Show only lines that include "with".

────────────────

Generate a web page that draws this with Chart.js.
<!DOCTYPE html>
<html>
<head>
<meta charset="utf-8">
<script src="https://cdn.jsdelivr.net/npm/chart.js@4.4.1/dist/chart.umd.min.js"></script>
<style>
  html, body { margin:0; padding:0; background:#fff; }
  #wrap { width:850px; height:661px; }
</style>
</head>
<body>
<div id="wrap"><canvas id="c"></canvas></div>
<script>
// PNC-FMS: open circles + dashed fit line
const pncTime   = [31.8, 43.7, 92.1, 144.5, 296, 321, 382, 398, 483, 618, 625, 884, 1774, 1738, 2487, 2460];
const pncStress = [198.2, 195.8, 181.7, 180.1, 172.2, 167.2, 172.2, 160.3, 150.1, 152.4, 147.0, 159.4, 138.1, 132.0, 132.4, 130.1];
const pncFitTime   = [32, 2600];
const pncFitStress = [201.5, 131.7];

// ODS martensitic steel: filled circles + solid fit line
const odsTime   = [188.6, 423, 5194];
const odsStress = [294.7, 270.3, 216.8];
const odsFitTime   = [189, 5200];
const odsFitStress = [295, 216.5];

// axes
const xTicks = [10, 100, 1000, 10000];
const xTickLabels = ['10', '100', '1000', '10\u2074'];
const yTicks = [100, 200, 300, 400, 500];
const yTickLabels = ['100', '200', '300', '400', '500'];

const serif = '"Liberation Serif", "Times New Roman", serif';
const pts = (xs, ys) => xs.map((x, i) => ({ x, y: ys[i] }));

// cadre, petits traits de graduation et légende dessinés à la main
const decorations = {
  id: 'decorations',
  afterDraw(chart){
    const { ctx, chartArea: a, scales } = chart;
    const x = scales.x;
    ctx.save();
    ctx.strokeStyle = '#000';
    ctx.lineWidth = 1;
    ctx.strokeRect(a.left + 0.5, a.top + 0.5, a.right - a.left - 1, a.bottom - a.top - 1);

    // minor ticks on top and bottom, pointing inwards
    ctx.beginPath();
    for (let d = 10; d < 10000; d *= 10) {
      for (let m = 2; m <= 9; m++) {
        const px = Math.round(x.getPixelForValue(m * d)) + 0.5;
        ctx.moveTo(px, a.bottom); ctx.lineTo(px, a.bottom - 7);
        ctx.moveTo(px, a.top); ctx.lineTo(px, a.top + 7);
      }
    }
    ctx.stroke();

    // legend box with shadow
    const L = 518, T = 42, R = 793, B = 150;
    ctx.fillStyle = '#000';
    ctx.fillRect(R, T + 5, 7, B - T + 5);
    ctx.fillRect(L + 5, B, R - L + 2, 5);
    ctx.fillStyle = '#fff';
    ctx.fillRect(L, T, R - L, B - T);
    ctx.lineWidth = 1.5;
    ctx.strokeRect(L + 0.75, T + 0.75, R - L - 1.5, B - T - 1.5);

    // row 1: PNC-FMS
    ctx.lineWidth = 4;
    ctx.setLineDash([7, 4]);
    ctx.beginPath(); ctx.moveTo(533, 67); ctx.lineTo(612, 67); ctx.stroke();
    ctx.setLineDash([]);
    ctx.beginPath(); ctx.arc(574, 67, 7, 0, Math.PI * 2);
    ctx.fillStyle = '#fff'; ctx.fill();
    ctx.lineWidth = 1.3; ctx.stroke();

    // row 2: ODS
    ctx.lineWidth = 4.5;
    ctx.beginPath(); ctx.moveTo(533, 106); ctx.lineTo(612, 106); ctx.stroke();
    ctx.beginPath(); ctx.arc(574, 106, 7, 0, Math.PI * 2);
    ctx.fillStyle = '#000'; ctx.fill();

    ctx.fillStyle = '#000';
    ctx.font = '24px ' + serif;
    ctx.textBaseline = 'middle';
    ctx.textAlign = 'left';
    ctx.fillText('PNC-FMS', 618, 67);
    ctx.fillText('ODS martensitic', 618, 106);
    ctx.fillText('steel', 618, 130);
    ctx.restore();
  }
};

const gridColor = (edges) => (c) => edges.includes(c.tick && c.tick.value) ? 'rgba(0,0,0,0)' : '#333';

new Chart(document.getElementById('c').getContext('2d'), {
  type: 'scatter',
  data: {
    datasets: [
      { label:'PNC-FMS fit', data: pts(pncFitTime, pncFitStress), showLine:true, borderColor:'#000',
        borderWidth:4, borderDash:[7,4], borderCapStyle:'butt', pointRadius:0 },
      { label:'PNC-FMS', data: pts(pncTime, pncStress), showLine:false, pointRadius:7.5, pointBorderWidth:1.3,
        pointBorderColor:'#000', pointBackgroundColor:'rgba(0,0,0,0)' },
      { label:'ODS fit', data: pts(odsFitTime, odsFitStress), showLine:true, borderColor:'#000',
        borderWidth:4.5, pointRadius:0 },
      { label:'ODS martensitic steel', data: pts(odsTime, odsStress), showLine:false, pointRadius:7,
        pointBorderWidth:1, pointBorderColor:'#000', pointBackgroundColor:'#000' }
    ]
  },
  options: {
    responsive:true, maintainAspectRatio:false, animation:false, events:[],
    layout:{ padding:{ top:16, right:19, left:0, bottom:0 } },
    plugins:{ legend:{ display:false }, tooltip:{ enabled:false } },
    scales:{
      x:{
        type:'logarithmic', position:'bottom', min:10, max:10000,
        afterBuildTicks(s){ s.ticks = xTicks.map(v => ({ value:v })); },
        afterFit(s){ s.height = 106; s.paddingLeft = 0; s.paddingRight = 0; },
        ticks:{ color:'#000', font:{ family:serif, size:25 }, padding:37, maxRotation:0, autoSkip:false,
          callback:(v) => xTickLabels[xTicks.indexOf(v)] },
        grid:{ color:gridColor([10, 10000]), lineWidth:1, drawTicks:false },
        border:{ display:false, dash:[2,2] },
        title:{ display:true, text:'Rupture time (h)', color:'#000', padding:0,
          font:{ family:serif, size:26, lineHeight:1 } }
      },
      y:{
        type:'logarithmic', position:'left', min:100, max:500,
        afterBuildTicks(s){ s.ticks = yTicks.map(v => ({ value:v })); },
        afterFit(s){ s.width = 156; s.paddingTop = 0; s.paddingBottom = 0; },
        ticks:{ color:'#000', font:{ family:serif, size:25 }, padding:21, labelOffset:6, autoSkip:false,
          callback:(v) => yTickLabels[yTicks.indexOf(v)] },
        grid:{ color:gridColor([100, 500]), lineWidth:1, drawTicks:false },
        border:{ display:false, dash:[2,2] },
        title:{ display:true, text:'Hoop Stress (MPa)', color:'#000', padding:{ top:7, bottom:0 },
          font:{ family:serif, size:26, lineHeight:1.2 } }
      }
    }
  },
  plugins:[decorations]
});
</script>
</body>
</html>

────────────────

** Correct result **
Generate a web page that draws this with Chart.js.
    // legend box with shadow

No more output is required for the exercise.